Q: Do you read books on management theory? If so, which has influenced you the most?
A: Yes, I read a lot. I’m presently reading “The Discipline of Market Leaders” by Michael Treacy and Fred Wiersema which is all about service leadership. Another book which I found inspirational in the 90s is Geoffrey Moore’s “Crossing the Chasm” which had tremendous influence in technology marketing and which was updated in 1999. It is still relevant today.
Q: Which competitors do you benchmark your company's performance against?
A: I don’t. We have many customers and my best benchmark is customer satisfaction levels.
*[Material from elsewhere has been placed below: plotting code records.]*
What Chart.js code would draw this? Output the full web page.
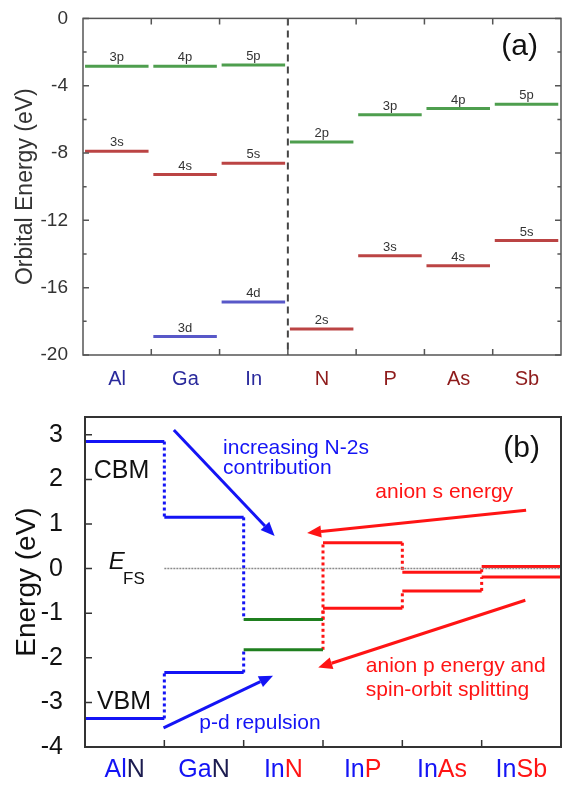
<!DOCTYPE html>
<html>
<head>
<meta charset="utf-8">
<script src="https://cdn.jsdelivr.net/npm/chart.js@4.4.1/dist/chart.umd.min.js"></script>
<style>
  body { margin: 0; background: #fff; }
  #wrap { position: relative; width: 563px; height: 785px; }
  canvas { position: absolute; left: 0; }
  #chartA { top: 0; }
  #chartB { top: 388px; }
</style>
</head>
<body>
<div id="wrap">
  <canvas id="chartA" width="563" height="388"></canvas>
  <canvas id="chartB" width="563" height="397"></canvas>
</div>
<script>
// panel (a): atomic orbital energies (eV)
const cations = ['Al', 'Ga', 'In'];
const anions = ['N', 'P', 'As', 'Sb'];
const atoms = cations.concat(anions);
const pLevel = [-2.85, -2.85, -2.77, -7.34, -5.72, -5.35, -5.1];
const pName = ['3p', '4p', '5p', '2p', '3p', '4p', '5p'];
const sLevel = [-7.9, -9.28, -8.6, -18.45, -14.1, -14.7, -13.2];
const sName = ['3s', '4s', '5s', '2s', '3s', '4s', '5s'];
const dLevel = [null, -18.9, -16.85, null, null, null, null];
const dName = [null, '3d', '4d', null, null, null, null];
const yTicksA = [0, -4, -8, -12, -16, -20];

// panel (b): band edges relative to E_FS (eV)
const compounds = [['Al', 'N'], ['Ga', 'N'], ['In', 'N'], ['In', 'P'], ['In', 'As'], ['In', 'Sb']];
const cbm = [2.85, 1.15, -1.14, 0.58, -0.08, 0.05];
const vbm = [-3.36, -2.33, -1.82, -0.89, -0.5, -0.19];
const yTicksB = [3, 2, 1, 0, -1, -2, -3, -4];

const FONT = '"Liberation Sans", Arial, sans-serif';
const BLUE = '#1414f5';
const RED = '#ff1414';
const GREEN = '#1f7f1f';

// inward ticks + frame, both panels
const frameTicks = {
  id: 'frameTicks',
  afterDraw(chart, args, o) {
    const { ctx, chartArea: a, scales: { x, y } } = chart;
    ctx.save();
    ctx.strokeStyle = o.color;
    ctx.lineWidth = o.width;
    ctx.strokeRect(a.left, a.top, a.right - a.left, a.bottom - a.top);
    ctx.lineWidth = 1.5;
    ctx.beginPath();
    o.xTicks.forEach(v => {
      const px = x.getPixelForValue(v);
      ctx.moveTo(px, a.bottom); ctx.lineTo(px, a.bottom - o.len);
      if (o.mirror) { ctx.moveTo(px, a.top); ctx.lineTo(px, a.top + o.len); }
    });
    o.yMajor.forEach(v => {
      const py = y.getPixelForValue(v);
      ctx.moveTo(a.left, py); ctx.lineTo(a.left + o.len, py);
      if (o.mirror) { ctx.moveTo(a.right, py); ctx.lineTo(a.right - o.len, py); }
    });
    o.yMinor.forEach(v => {
      const py = y.getPixelForValue(v);
      ctx.moveTo(a.left, py); ctx.lineTo(a.left + o.len * 0.6, py);
      if (o.mirror) { ctx.moveTo(a.right, py); ctx.lineTo(a.right - o.len * 0.6, py); }
    });
    ctx.stroke();
    ctx.restore();
  }
};

// ---------- panel (a) ----------
const levelSets = [
  { values: pLevel, names: pName, color: '#4e9e4e' },
  { values: sLevel, names: sName, color: '#bb4444' },
  { values: dLevel, names: dName, color: '#5858c8' }
];
const levelDatasets = [];
levelSets.forEach(set => {
  set.values.forEach((v, i) => {
    if (v === null) return;
    levelDatasets.push({
      data: [{ x: i + 0.03, y: v }, { x: i + 0.96, y: v }],
      borderColor: set.color,
      borderWidth: 3,
      pointRadius: 0,
      showLine: true,
      levelName: set.names[i]
    });
  });
});
levelDatasets.push({
  data: [{ x: cations.length, y: 0 }, { x: cations.length, y: -20 }],
  borderColor: '#444',
  borderWidth: 2,
  borderDash: [7, 5],
  pointRadius: 0,
  showLine: true
});

const levelLabels = {
  id: 'levelLabels',
  afterDatasetsDraw(chart) {
    const ctx = chart.ctx;
    ctx.save();
    ctx.font = '13px ' + FONT;
    ctx.fillStyle = '#333';
    ctx.textAlign = 'center';
    ctx.textBaseline = 'bottom';
    chart.data.datasets.forEach((ds, k) => {
      if (!ds.levelName) return;
      const pts = chart.getDatasetMeta(k).data;
      ctx.fillText(ds.levelName, (pts[0].x + pts[1].x) / 2, pts[0].y - 2);
    });
    ctx.font = '30px ' + FONT;
    ctx.fillStyle = '#111';
    ctx.textAlign = 'right';
    ctx.textBaseline = 'middle';
    ctx.fillText('(a)', 538, 47);
    ctx.restore();
  }
};

new Chart(document.getElementById('chartA'), {
  type: 'scatter',
  data: { datasets: levelDatasets },
  plugins: [frameTicks, levelLabels],
  options: {
    responsive: false,
    animation: false,
    devicePixelRatio: 1,
    layout: { padding: { top: 16, right: 2, left: 0, bottom: 0 } },
    plugins: {
      legend: { display: false },
      tooltip: { enabled: false },
      frameTicks: {
        color: '#555', width: 1.5, len: 6, mirror: true,
        xTicks: [1, 2, 3, 4, 5, 6],
        yMajor: yTicksA,
        yMinor: [-2, -6, -10, -14, -18]
      }
    },
    scales: {
      x: {
        type: 'linear', min: 0, max: atoms.length,
        grid: { display: false }, border: { display: false },
        afterBuildTicks: s => { s.ticks = atoms.map((a, i) => ({ value: i + 0.5 })); },
        afterFit: s => { s.height = 33; },
        ticks: {
          autoSkip: false, maxRotation: 0, padding: 4,
          font: { family: FONT, size: 20 },
          color: c => c.index < cations.length ? '#2a2a9c' : '#8e1b1b',
          callback: (v, i) => atoms[i]
        }
      },
      y: {
        min: -20, max: 0,
        grid: { display: false }, border: { display: false },
        afterBuildTicks: s => { s.ticks = yTicksA.map(v => ({ value: v })); },
        afterFit: s => { s.width = 83; },
        ticks: { padding: 7, font: { family: FONT, size: 19 }, color: '#333' },
        title: {
          display: true, text: 'Orbital Energy (eV)', color: '#333',
          font: { family: FONT, size: 23 }, padding: { top: 12, bottom: 0 }
        }
      }
    }
  }
});

// ---------- panel (b) ----------
const compColor = i => i < 2 ? BLUE : (i === 2 ? GREEN : RED);
const linkColor = i => i <= 2 ? BLUE : RED;
const bandDatasets = [{
  data: [{ x: 1, y: 0 }, { x: compounds.length, y: 0 }],
  borderColor: '#8a8a8a', borderWidth: 1.5, borderDash: [2, 1],
  pointRadius: 0, showLine: true
}];
[cbm, vbm].forEach(edge => {
  edge.forEach((v, i) => {
    bandDatasets.push({
      data: [{ x: i, y: v }, { x: i + 1, y: v }],
      borderColor: compColor(i), borderWidth: 3, pointRadius: 0, showLine: true
    });
    if (i > 0) {
      bandDatasets.push({
        data: [{ x: i, y: edge[i - 1] }, { x: i, y: v }],
        borderColor: linkColor(i), borderWidth: 3, borderDash: [3, 3],
        pointRadius: 0, showLine: true
      });
    }
  });
});

// annotation arrows / text in data units
const arrows = [
  { from: [1.12, 3.11], to: [2.39, 0.73], color: BLUE },
  { from: [5.56, 1.31], to: [2.80, 0.80], color: RED },
  { from: [5.55, -0.71], to: [2.94, -2.22], color: RED },
  { from: [0.99, -3.57], to: [2.37, -2.40], color: BLUE }
];
const notes = [
  { t: 'increasing N-2s', x: 1.74, y: 2.71, c: BLUE, s: 21 },
  { t: 'contribution', x: 1.74, y: 2.26, c: BLUE, s: 21 },
  { t: 'anion s energy', x: 3.66, y: 1.71, c: RED, s: 21 },
  { t: 'anion p energy and', x: 3.54, y: -2.18, c: RED, s: 21 },
  { t: 'spin-orbit splitting', x: 3.54, y: -2.73, c: RED, s: 21 },
  { t: 'p-d repulsion', x: 1.44, y: -3.46, c: BLUE, s: 21 },
  { t: 'CBM', x: 0.11, y: 2.18, c: '#111', s: 25 },
  { t: 'VBM', x: 0.15, y: -2.99, c: '#111', s: 25 }
];

const bandNotes = {
  id: 'bandNotes',
  afterDatasetsDraw(chart) {
    const { ctx, scales: { x, y } } = chart;
    ctx.save();
    arrows.forEach(a => {
      const x0 = x.getPixelForValue(a.from[0]), y0 = y.getPixelForValue(a.from[1]);
      const x1 = x.getPixelForValue(a.to[0]), y1 = y.getPixelForValue(a.to[1]);
      const ang = Math.atan2(y1 - y0, x1 - x0);
      const hl = 14, hw = 6;
      const bx = x1 - hl * Math.cos(ang), by = y1 - hl * Math.sin(ang);
      ctx.strokeStyle = a.color; ctx.fillStyle = a.color; ctx.lineWidth = 3;
      ctx.beginPath(); ctx.moveTo(x0, y0); ctx.lineTo(bx, by); ctx.stroke();
      ctx.beginPath();
      ctx.moveTo(x1, y1);
      ctx.lineTo(bx + hw * Math.sin(ang), by - hw * Math.cos(ang));
      ctx.lineTo(bx - hw * Math.sin(ang), by + hw * Math.cos(ang));
      ctx.closePath(); ctx.fill();
    });
    ctx.textBaseline = 'middle';
    ctx.textAlign = 'left';
    notes.forEach(n => {
      ctx.font = n.s + 'px ' + FONT;
      ctx.fillStyle = n.c;
      ctx.fillText(n.t, x.getPixelForValue(n.x), y.getPixelForValue(n.y));
    });
    // E_FS
    ctx.fillStyle = '#111';
    ctx.font = 'italic 24px ' + FONT;
    ctx.fillText('E', x.getPixelForValue(0.30), y.getPixelForValue(0.13));
    ctx.font = '17px ' + FONT;
    ctx.fillText('FS', x.getPixelForValue(0.48), y.getPixelForValue(-0.25));
    ctx.font = '30px ' + FONT;
    ctx.textAlign = 'right';
    ctx.fillText('(b)', 540, 449 - 388);
    // compound labels, cation blue / anion red
    ctx.font = '25px ' + FONT;
    ctx.textAlign = 'left';
    const ly = chart.chartArea.bottom + 23;
    compounds.forEach((c, i) => {
      const w0 = ctx.measureText(c[0]).width, w1 = ctx.measureText(c[1]).width;
      const cx = x.getPixelForValue(i + 0.5) - (w0 + w1) / 2;
      ctx.fillStyle = BLUE;
      ctx.fillText(c[0], cx, ly);
      ctx.fillStyle = i < 2 ? '#1c1c50' : RED;
      ctx.fillText(c[1], cx + w0, ly);
    });
    ctx.restore();
  }
};

new Chart(document.getElementById('chartB'), {
  type: 'scatter',
  data: { datasets: bandDatasets },
  plugins: [frameTicks, bandNotes],
  options: {
    responsive: false,
    animation: false,
    devicePixelRatio: 1,
    layout: { padding: { top: 25, right: 2, left: 0, bottom: 0 } },
    plugins: {
      legend: { display: false },
      tooltip: { enabled: false },
      frameTicks: {
        color: '#333', width: 2, len: 7, mirror: false,
        xTicks: [1, 2, 3, 4, 5],
        yMajor: yTicksB,
        yMinor: []
      }
    },
    scales: {
      x: {
        type: 'linear', min: 0, max: compounds.length,
        grid: { display: false }, border: { display: false },
        ticks: { display: false },
        afterFit: s => { s.height = 38; }
      },
      y: {
        min: -4, max: 3.4,
        grid: { display: false }, border: { display: false },
        afterBuildTicks: s => { s.ticks = yTicksB.map(v => ({ value: v })); },
        afterFit: s => { s.width = 85; },
        ticks: { padding: 14, font: { family: FONT, size: 25 }, color: '#111' },
        title: {
          display: true, text: 'Energy (eV)', color: '#111',
          font: { family: FONT, size: 28 }, padding: { top: 10, bottom: 0 }
        }
      }
    }
  }
});
</script>
</body>
</html>
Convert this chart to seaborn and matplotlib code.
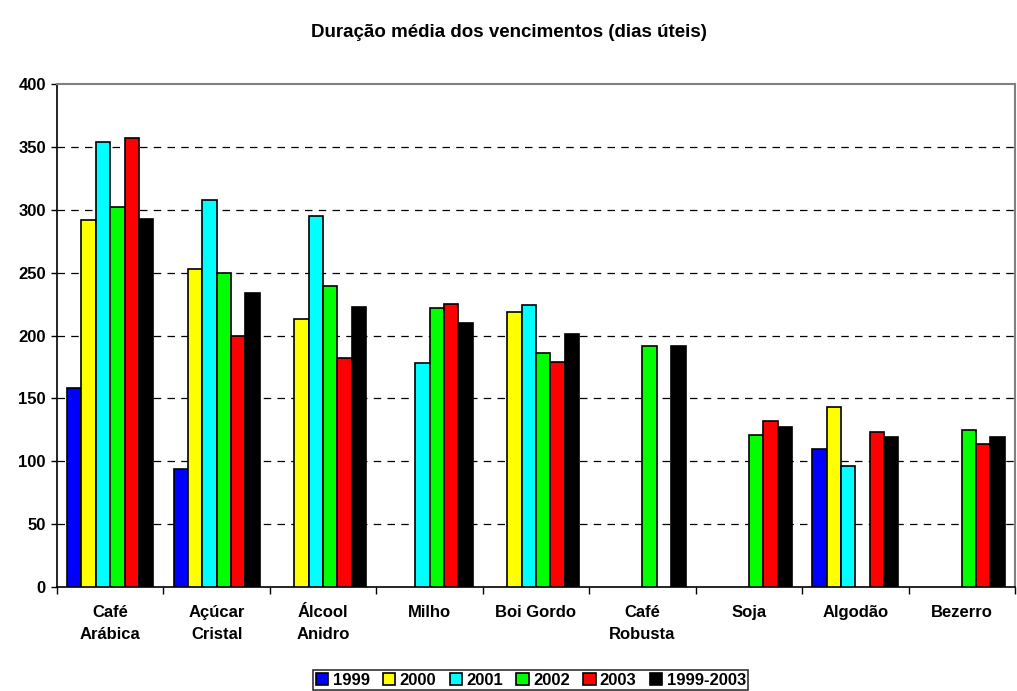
import seaborn as sns
import pandas as pd
import numpy as np
import matplotlib.pyplot as plt

# produtos e series (dias uteis)
produtos = ["Café\nArábica", "Açúcar\nCristal", "Álcool\nAnidro", "Milho", "Boi Gordo",
            "Café\nRobusta", "Soja", "Algodão", "Bezerro"]
series = ["1999", "2000", "2001", "2002", "2003", "1999-2003"]
cores = ["#0000ff", "#ffff00", "#00ffff", "#00ff00", "#ff0000", "#000000"]

v1999 = [158, 94, np.nan, np.nan, np.nan, np.nan, np.nan, 110, np.nan]
v2000 = [292, 253, 213, np.nan, 219, np.nan, np.nan, 143, np.nan]
v2001 = [354, 308, 295, 178, 224, np.nan, np.nan, 96, np.nan]
v2002 = [302, 250, 239, 222, 186, 192, 121, np.nan, 125]
v2003 = [357, 200, 182, 225, 179, np.nan, 132, 123, 114]
v9903 = [293, 234, 223, 210, 201, 192, 127, 119, 119]

valores = [v1999, v2000, v2001, v2002, v2003, v9903]
df = pd.DataFrame([(p, s, v) for s, vals in zip(series, valores) for p, v in zip(produtos, vals)],
                  columns=["produto", "serie", "dias"])

sns.set_style("white")
plt.rcParams['font.family'] = ['Liberation Sans', 'DejaVu Sans']
plt.rcParams['text.color'] = 'black'
plt.rcParams['xtick.color'] = 'black'
plt.rcParams['ytick.color'] = 'black'

fig = plt.figure(figsize=(10.17, 6.91), dpi=100)
ax = fig.add_axes([0.056, 0.1505, 0.942, 0.7279])

sns.barplot(data=df, x="produto", y="dias", hue="serie", order=produtos, hue_order=series,
            palette=dict(zip(series, cores)), width=0.81, errorbar=None,
            edgecolor="black", linewidth=1.2, saturation=1, ax=ax, zorder=3)

ax.set_ylim(0, 400)
ax.set_xlim(-0.5, len(produtos) - 0.5)
ax.set_yticks(range(0, 401, 50))
ax.set_yticklabels([str(t) for t in range(0, 401, 50)], fontsize=12, fontweight="bold")
ax.set_xticklabels(produtos, fontsize=12, fontweight="bold", linespacing=1.55)
ax.set_xlabel("")
ax.set_ylabel("")

# linhas de grade tracejadas
for y in range(50, 400, 50):
    ax.axhline(y, color="black", linestyle=(0, (6, 5)), linewidth=0.9, zorder=1)

ax.tick_params(axis="x", length=0, pad=13)
ax.tick_params(axis="y", length=4, width=1, left=True, direction="out", pad=4)
ax.set_xticks(np.arange(-0.5, len(produtos)), minor=True)
ax.tick_params(axis="x", which="minor", length=5, width=1, bottom=True, direction="out")

for s in ["left", "bottom"]:
    ax.spines[s].set_color("black")
    ax.spines[s].set_linewidth(1.2)
for s in ["top", "right"]:
    ax.spines[s].set_color("#808080")
    ax.spines[s].set_linewidth(1.5)

fig.suptitle("Duração média dos vencimentos (dias úteis)", y=0.965, fontsize=13.5, fontweight="bold")

handles, labels = ax.get_legend_handles_labels()
ax.get_legend().remove()
leg = fig.legend(handles, labels, loc="lower center", bbox_to_anchor=(0.522, -0.004), ncol=6,
                 frameon=True, fancybox=False, edgecolor="black", handlelength=0.75,
                 handleheight=0.75, handletextpad=0.25, columnspacing=0.8, borderpad=0.15,
                 borderaxespad=0.2, prop={"weight": "bold", "size": 12})
leg.get_frame().set_linewidth(1.2)

fig.savefig("out.png", dpi=100)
I was overwhelmed to see a slide at a recent user group meeting which said “We are all happy customers”. Other than that, I look at the numbers published by the research institutions and measure our performance against total market size.
Q: What has been your best experience in business?
A: That moment in the user group meeting when I saw that slide. It meant everything. It told me that the integrity in which I so strongly believe was a reality.
Q: What was your biggest mistake in business?
A: Lending money to a friend to start a business. The business and the friendship both failed.
Q: What keeps you awake at night?
A: Nothing in business now. In the early days, of course, I grappled with problems which sometimes seemed unsolvable, but now the only thing that keeps me awake is my wife!
Q: How do you relax?
A: I’m a member of yacht clubs and golf clubs, but I mean it when I say I’m passionate about what I do in business, so the clubs that I belong to hardly recognise me since I only occasionally show up. My favourite relaxation is playing the piano, and I indulged myself with a Steinway two years ago which I play just for my pleasure. I also go diving with my family although those days when I had to carry all of the diving gear took away a lot of the enthusiasm!
Q: What was the last gadget you bought?
A: A PDA, just like many others have, but I love the way it keeps me organised.
Q: Favourite Web site
A: I regularly check out financial news sites. Most are very professionally done, so I can’t single out a particular site. It’s important for me to understand the changing context of the world we are trying to serve.
Q: Desert island disc/book
A: A boxed set of Chopin’s piano music, possibly the Ashkenazy edition, or a Ballade, if I can only have one piece. The only book I want is the Bible. On a desert island I would have plenty of time to try to understand more about the meaning of life and the Bible would be more than sufficient for my needs.